Edmonton zone hospitals told to take extra inpatients to ease emergency room pressure
CBC
A long weekend surge of patients and increasing number of hospital units under stress has prompted Alberta Health Services to purposefully place inpatients in hallways.
A memo sent to doctors Tuesday working in Edmonton zone hospitals says every hospital unit should be taking one more patient than it has room for to help free up space in emergency rooms, and that all units need to have a hallway patient at all times.
"This is being done to support patient flow throughout the entire Edmonton Zone and keep EMS available in the community," Alberta Health Services spokesperson James Wood said in a Wednesday email.
AHS also told staff to review inpatients to see who could go home or return to long-term care centres to make space in hospitals.
Wood said the measures aren't "the preferred method to provide care" but are necessary for the next 24 to 36 hours.
Hospitals are also seeing more patients who require isolation, he said. He didn't say by publication time whether the hospital outbreaks and patients needing isolation are because of COVID-19.
Dr. Paul Parks, president of the emergency medicine section of the Alberta Medical Association, says it's alarming to see hospitals being told to take surge measures during the summer, which is usually the slowest time of year.
"That's how bad our current state is right now, that we have to implement these policies and processes so that we can care for the next sick people that are out in the waiting room," said Parks, who is also an emergency room doctor in Medicine Hat.
He said the scenario does not bode well for the coming fall, when respiratory infection rates typically prompt more hospitalizations.
Hospitals stretched to their limits and ERs have a trickle-down effect on ambulance services, which have also been taxed in Alberta.

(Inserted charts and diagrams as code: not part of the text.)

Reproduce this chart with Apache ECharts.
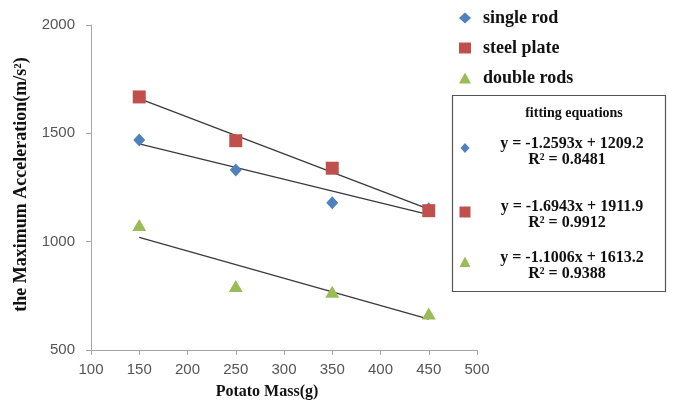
<!DOCTYPE html>
<html><head><meta charset="utf-8">
<script src="https://cdn.jsdelivr.net/npm/echarts@6/dist/echarts.min.js"></script>
<style>html,body{margin:0;padding:0;background:#fff}#c{width:689px;height:405px}</style>
</head><body><div id="c"></div>
<script>
const masses = [150, 250, 350, 450];
const singleRod = [1469, 1331, 1180, 1152];
const steelPlate = [1668, 1466, 1339, 1143];
const doubleRods = [1077, 795, 769, 669];
const fitX = [150, 450];
const fitSingle = [1451, 1125];
const fitSteel = [1660, 1150];
const fitDouble = [1020, 642];
const seriesNames = ['single rod', 'steel plate', 'double rods'];
const equations = ['y = -1.2593x + 1209.2', 'y = -1.6943x + 1911.9', 'y = -1.1006x + 1613.2'];
const rSquared = ['R² = 0.8481', 'R² = 0.9912', 'R² = 0.9388'];
const colors = ['#4F81BD', '#C0504D', '#9BBB59'];

const pairs = (xs, ys) => xs.map((x, i) => [x, ys[i]]);
const serif = '"Liberation Serif", "Times New Roman", serif';
const sans = '"Liberation Sans", Arial, sans-serif';
const chart = echarts.init(document.getElementById('c'));

const eqGraphics = [];
const eqTop = [136, 199, 250];
eqGraphics.push({type:'rect', shape:{x:452.5, y:95.5, width:213, height:196}, style:{fill:'#fff', stroke:'#555', lineWidth:1.2}, z:10});
eqGraphics.push({type:'text', x:574, y:106, style:{text:'fitting equations', font:'bold 14px ' + serif, fill:'#111', textAlign:'center'}, z:11});
for (let i = 0; i < 3; i++) {
  eqGraphics.push({type:'text', x:572, y:eqTop[i], style:{text:equations[i], font:'bold 16px ' + serif, fill:'#111', textAlign:'center'}, z:11});
  eqGraphics.push({type:'text', x:567, y:eqTop[i] + 16, style:{text:rSquared[i], font:'bold 16px ' + serif, fill:'#111', textAlign:'center'}, z:11});
}
eqGraphics.push({type:'polygon', shape:{points:[[465,143],[469.5,148],[465,153],[460.5,148]]}, style:{fill:colors[0]}, z:11});
eqGraphics.push({type:'rect', shape:{x:459.5, y:206.5, width:11, height:11}, style:{fill:colors[1]}, z:11});
eqGraphics.push({type:'polygon', shape:{points:[[465,256.5],[470.5,267],[459.5,267]]}, style:{fill:colors[2]}, z:11});

const fitStyle = {color:'#3a3a3a', width:1.3};
chart.setOption({
  animation:false,
  backgroundColor:'#fff',
  grid:{left:91, right:212, top:25, bottom:55},
  legend:{
    data:seriesNames, orient:'vertical', left:459, top:9, padding:0,
    itemWidth:12, itemHeight:11, itemGap:12,
    textStyle:{fontFamily:serif, fontWeight:'bold', fontSize:18, lineHeight:18, color:'#111', padding:[0,0,0,7]}
  },
  xAxis:{
    type:'value', min:100, max:500, interval:50,
    name:'Potato Mass(g)', nameLocation:'middle', nameGap:34,
    nameTextStyle:{fontFamily:serif, fontWeight:'bold', fontSize:16, color:'#111', padding:[0,34,0,0]},
    axisLine:{lineStyle:{color:'#a6a6a6'}},
    axisTick:{show:true, length:5, lineStyle:{color:'#a6a6a6'}},
    axisLabel:{fontFamily:sans, fontSize:15, color:'#555', margin:12},
    splitLine:{show:false}
  },
  yAxis:{
    type:'value', min:500, max:2000, interval:500,
    name:'the Maximum Acceleration(m/s²)', nameLocation:'middle', nameGap:57,
    nameTextStyle:{fontFamily:serif, fontWeight:'bold', fontSize:18, color:'#111', padding:[0,0,0,6]},
    axisLine:{show:true, lineStyle:{color:'#a6a6a6'}},
    axisTick:{show:true, length:5, lineStyle:{color:'#a6a6a6'}},
    axisLabel:{fontFamily:sans, fontSize:15, color:'#555', margin:16, formatter:v => String(v)},
    splitLine:{show:false}
  },
  graphic:eqGraphics,
  series:[
    {name:'fit single', type:'line', data:pairs(fitX, fitSingle), symbol:'none', lineStyle:fitStyle, z:1},
    {name:'fit steel', type:'line', data:pairs(fitX, fitSteel), symbol:'none', lineStyle:fitStyle, z:1},
    {name:'fit double', type:'line', data:pairs(fitX, fitDouble), symbol:'none', lineStyle:fitStyle, z:1},
    {name:seriesNames[0], type:'scatter', data:pairs(masses, singleRod), symbol:'diamond', symbolSize:[12,13], itemStyle:{color:colors[0], opacity:1}, z:2},
    {name:seriesNames[1], type:'scatter', data:pairs(masses, steelPlate), symbol:'rect', symbolSize:13, itemStyle:{color:colors[1], opacity:1}, z:3},
    {name:seriesNames[2], type:'scatter', data:pairs(masses, doubleRods), symbol:'triangle', symbolSize:[14,12], itemStyle:{color:colors[2], opacity:1}, z:2}
  ]
});
</script></body></html>
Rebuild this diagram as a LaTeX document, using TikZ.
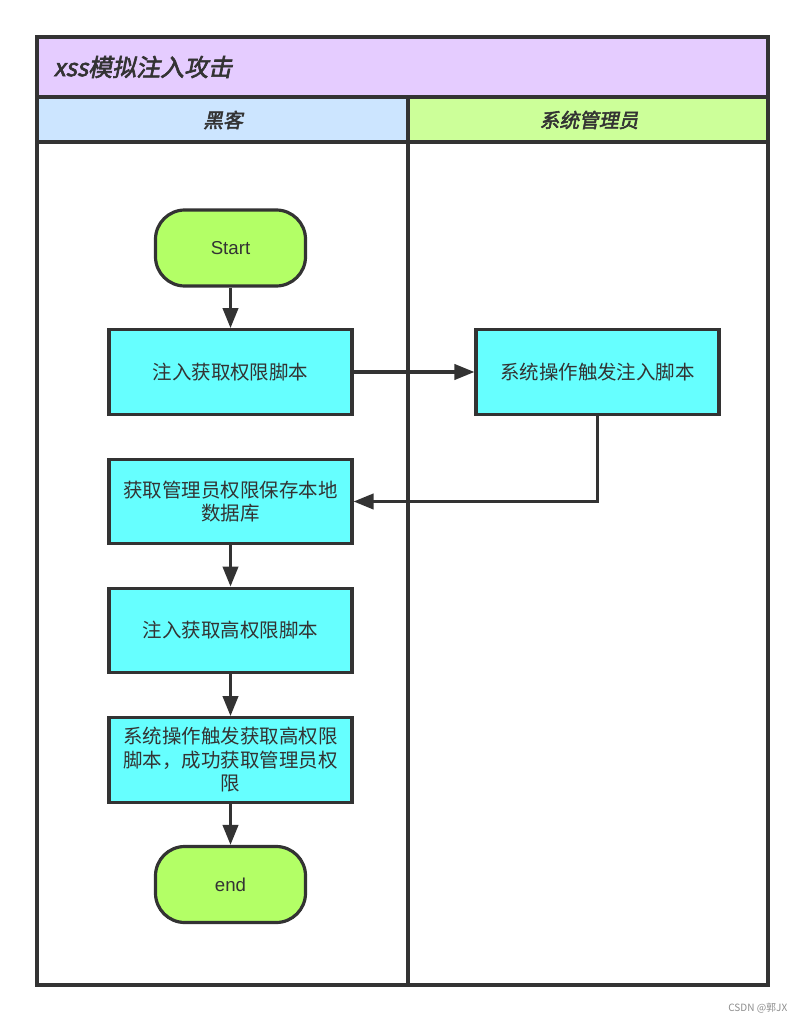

Parks said when there are no beds in emergency rooms, paramedics must wait with their patient until they can hand them off into the hospital's care, and this leads to a shortage of available ambulances.
Although the Edmonton area is the eye of the current storm, he says conditions are similar in emergency rooms across the province.
Some health-care workers are already squeezing inpatients into unconventional spaces such as storage rooms, he said.
"I would say it's absolutely disaster-mode operation kind of level," Parks said.